Since March, several incidents have seen Ukrainian drones targeting positions in northwestern Russia veer off course and enter the airspace of Finland, Latvia, Lithuania, and Estonia, all of which are NATO members bordering Russia or Belarus. Last week, Latvia’s government collapsed in part over the way it had handled these cases. The incidents have accelerated work on the Commission’s Action Plan on Drone and Counter-Drone Security, published in February, which sets out a coordinated EU-wide response to malicious drone threats.

The Kremlin offered a different reading of events. Spokesman Dmitry Peskov said Russia’s military was monitoring the situation and formulating “the necessary response.” Moscow has accused the Baltic states of allowing Ukraine to use their airspace for attacks on Russian territory. Kyiv says Russian jamming is redirecting its drones off course.

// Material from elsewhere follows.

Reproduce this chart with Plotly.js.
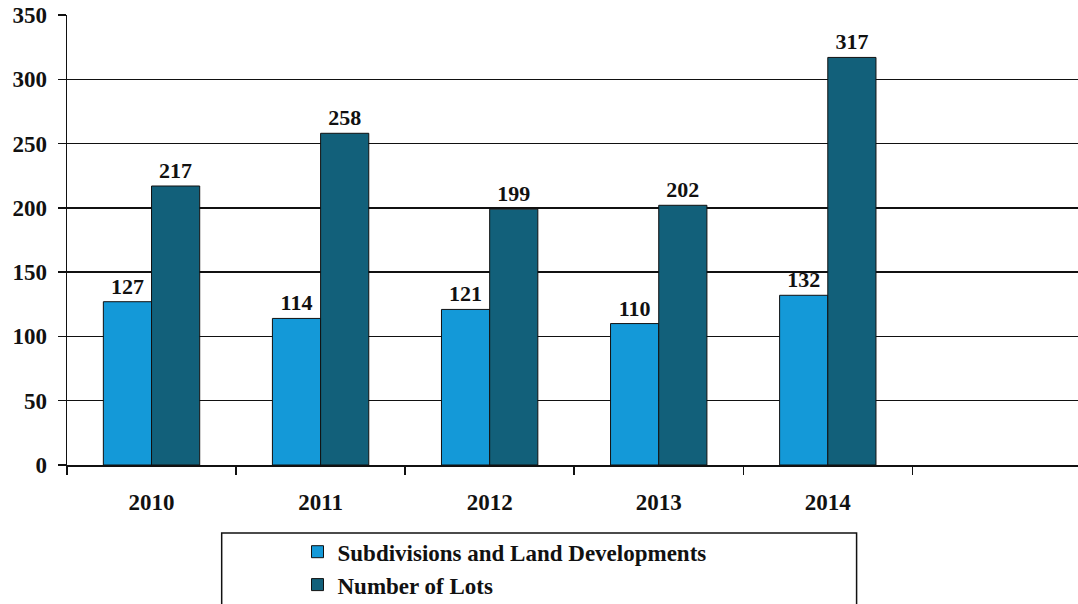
<!DOCTYPE html>
<html>
<head>
<meta charset="utf-8">
<script src="https://cdn.plot.ly/plotly-3.0.1.min.js"></script>
<style>html,body{margin:0;padding:0;background:#fff;}#chart{width:1078px;height:604px;}</style>
</head>
<body>
<div id="chart"></div>
<script>
const years = ['2010', '2011', '2012', '2013', '2014'];
const subdivisions = [127, 114, 121, 110, 132];
const lots = [217, 258, 199, 202, 317];
const seriesNames = ['Subdivisions and Land Developments', 'Number of Lots'];
const yTicks = [0, 50, 100, 150, 200, 250, 300, 350];

const serif = 'Liberation Serif, Times New Roman, serif';

const traces = [
  {
    type: 'bar', x: years, y: subdivisions, name: seriesNames[0], legendgroup: 'a',
    marker: {color: '#1499d8', line: {color: '#111', width: 1}},
    text: subdivisions.map(String), textposition: 'outside', cliponaxis: false, constraintext: 'none',
    textfont: {family: serif, size: 22, color: '#111', weight: 'bold'}
  },
  {
    type: 'bar', x: years, y: lots, name: seriesNames[1], legendgroup: 'b',
    marker: {color: '#12607a', line: {color: '#111', width: 1}},
    text: lots.map(String), textposition: 'outside', cliponaxis: false, constraintext: 'none',
    textfont: {family: serif, size: 22, color: '#111', weight: 'bold'}
  }
];

const layout = {
  width: 1078, height: 604,
  margin: {l: 67, r: 0, t: 15, b: 139, autoexpand: false},
  paper_bgcolor: '#fff', plot_bgcolor: '#fff',
  barmode: 'group', bargap: 0.43, bargroupgap: 0,
  font: {family: serif, color: '#111'},
  xaxis: {
    type: 'category', range: [-0.5, 5.48], fixedrange: true, automargin: false,
    showline: true, linecolor: '#111', linewidth: 1.5,
    ticks: 'outside', tickson: 'boundaries', ticklen: 8, tickcolor: '#111', tickwidth: 1.5,
    tickfont: {family: serif, size: 23, weight: 'bold', color: '#111'},
    showgrid: false, zeroline: false, ticklabelstandoff: 16
  },
  yaxis: {
    range: [0, 350], tickvals: yTicks, ticktext: yTicks.map(String), automargin: false,
    showline: true, linecolor: '#111', linewidth: 1.5,
    ticks: 'outside', ticklen: 8, tickcolor: '#111', tickwidth: 1.5,
    showgrid: true, gridcolor: '#111', gridwidth: 1.5, zeroline: false,
    tickfont: {family: serif, size: 23, weight: 'bold', color: '#111'}, ticklabelstandoff: 6
  },
  showlegend: true,
  legend: {
    x: 0.228, y: -0.145, xanchor: 'left', yanchor: 'top',
    bgcolor: 'rgba(0,0,0,0)', borderwidth: 0, traceorder: 'grouped', tracegroupgap: 0,
    font: {family: serif, size: 23, weight: 'bold', color: '#111'}
  },
  shapes: [
    {type: 'rect', xref: 'paper', yref: 'paper', x0: 0.153, x1: 0.781, y0: -0.151, y1: -0.36,
     line: {color: '#111', width: 1.5}, fillcolor: 'rgba(0,0,0,0)', layer: 'below'}
  ]
};

Plotly.newPlot('chart', traces, layout, {displayModeBar: false, staticPlot: true});
</script>
</body>
</html>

Let there be no doubt: a threat against one Member State is a threat against our entire Union.
— Ursula von der Leyen, President, European Commission

Von der Leyen’s statement carried a message directed as much at Moscow as at European capitals. “Let there be no doubt: a threat against one Member State is a threat against our entire Union,” she wrote. Her pledge that the Union would stand behind its easternmost members comes at a moment when Washington’s commitment to the alliance remains uncertain, and when drone incursions are becoming a near-weekly feature of life on NATO’s eastern flank.